Friday, August 16, 2019

1001 Stories-Winter in Algeria by Ellen Rogers

Book 3 1001 Stories


The third book follows Victorian women working in factories in contrast to Ellen Roger’s own reality. Her criticism of the condition that women live in Algiers, trying to highlight the miserable conditions, as told in a story.

 ‘Hassan-el-Djeninah saw the state of affairs in an instant. The Giaour must be in the chest! He knocked over the wretched black slave like a ninepin, rushed to the chest, and tried to raise the lid. 'The key, woman ! the key !' he cried. 'My lord, I have it not. It is lost ; it is gone to be mended!" Hassan was not a man to be trifled with; the trembling…page 104. 

 

I was 8 years old when my mother gave me a copy of the 1001 Arabian Nights as a book to read as a Christmas gift -1973. Die mooiste verhale uit die Arabiese Nagte vertaal deur Andre Brink en illustrasies van Janusz Grabiański. Initially my mother and I read the book together until I was confident enough to read it by myself. The book was the thickest book I possessed with beautiful drawings and formed much of my adolescent fantasies around romance and love. The mysterious women with veils dressed in beautiful clothing in brilliant colours (as per the illustrations). 


Nothing was more exciting then the following line "En Sjeherazade begin met die volgende verhaal..."






Algerian Artist-Winter in Algeria by Ellen Rogers

Book 2 Algerian Women      
In researching Ellen’s life, her own reality and misplaced identity of being presented as a wife and therefor reflecting my own reality and at times misguided identity to the mysterieus tales of a 1001 nights to Victorian women working in factories to feminist writing by Mouloud Siber and Seddiki Sadia on the travels of the orient. I read about an Algerian artist called Baya Mahieddine born in 1931 in Bordj el Kiffan. Her brilliant paintings of colourful women clothed in beautiful fabrics with their dark hair and eyes outlined in dark kohl intrigued my sense of the identity of Algerian women compared to the identity of the women on the front page of Elle’s book. My researched of “herstory” is yet again based on so many variants of the way in which women so easily are portrayed as a wife of someone. Early research presented Baya as wife number four of an Algerian man, had to give up her passion for painting and education, that marriage barred her from fulfilling her life. Later reading presented her as a woman determined to make her own choices.   
‘But the artist refused to define herself using the terminology of the Western canon. She created work that was deeply personal, rooted in her childhood and her home. As Sana Makhoul asks in her research paper on the artist, ‘Why do we have to define and categorize artwork from non-Western cultures by imposing on them Western definitions and terminology?’

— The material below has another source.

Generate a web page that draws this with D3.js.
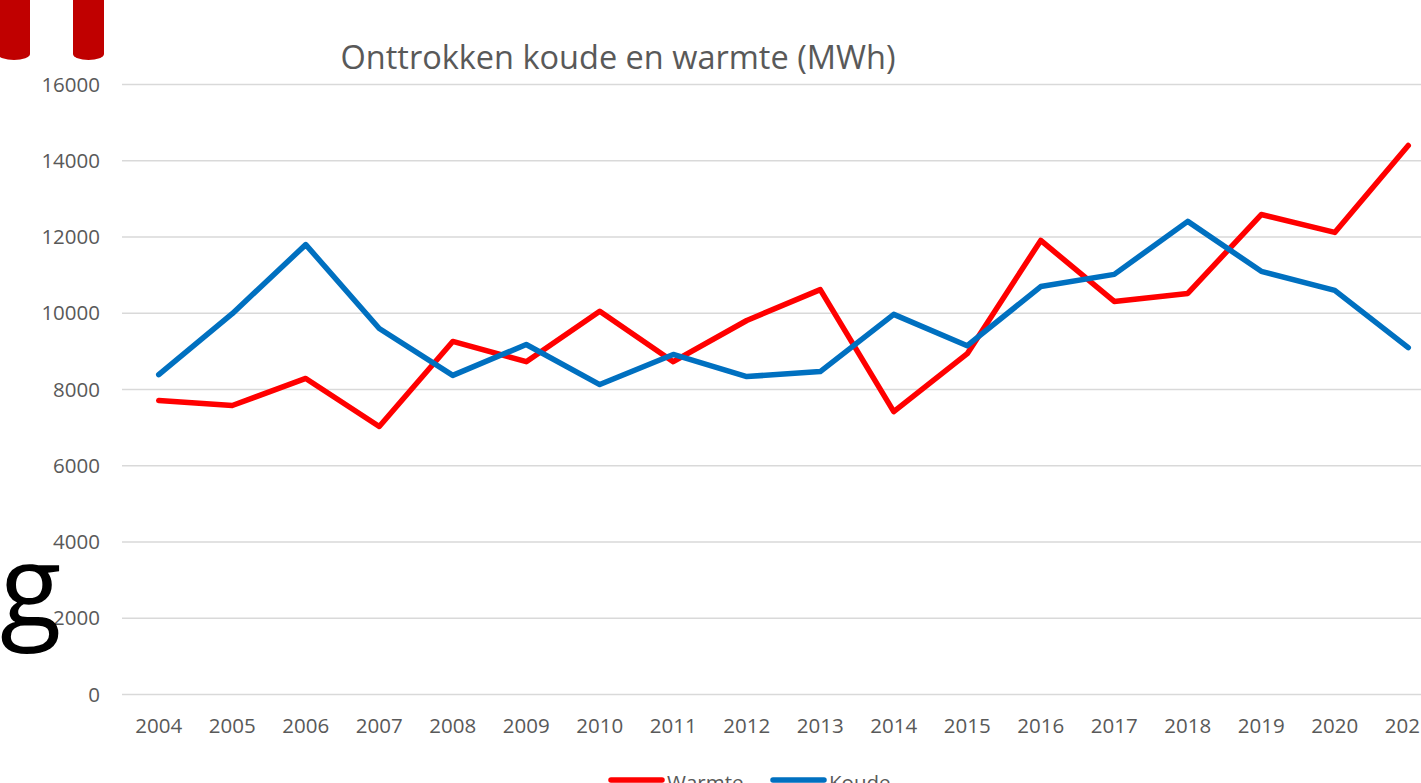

Between Ellen perceived as a feminist travel writer in the Victorian era, Baya as an Algerian artist born between two world wars and Erica (myself) born whilst Baya was still alive on the same continent a connection was stitched together.  





Winter-Winter in Algeria by Ellen Rogers 1865

Book1 Winter 
I sat down and looked around me listening to robust and difficult conversations. I fingered a book in front of me and the cover page slipped of and the spine collapsed. I quickly pulled my hand back and felt guilty. I cast my eyes around and many people were deep in discourse, touching books, handing over books and pointing to books lying on a very long boardroom table in Nugget Square Unit 15.
In the end I selected the book that was lying in front of me and from which I pulled my fingers back. It was written by Ellen Rogers and published 1865 about her journey in 1862-63 to Algeria. It was the image on the cover that attracted my eyes. The covered woman, wrapped in fabric, layered with material. Inside were a few printed images that were beautiful. These are copies made from watercolors by the Consul- General Mr.Churchill, somebody Ellen praises in her journal. (Page 81)
I knew very little about Algeria accept off course the violent history with the French colonialisers and the brutality of war, massacre and religious intolerance.
In the first book I re-constitute some of the drawings and embroidered the pages holding information of her journey. I selected parts of Ellen Rogers’s original journal and some of the pages that talks directly to the fact that Britain could and should have rather been the colonialiser of Algiers according to her. Constantly she also refers to Faith, specifically the Christian Faith as the only way to help, tame, and support the poor ‘musselmans’. She refers to this, as it is her knowledge base as the only answer of a better future in Algeria.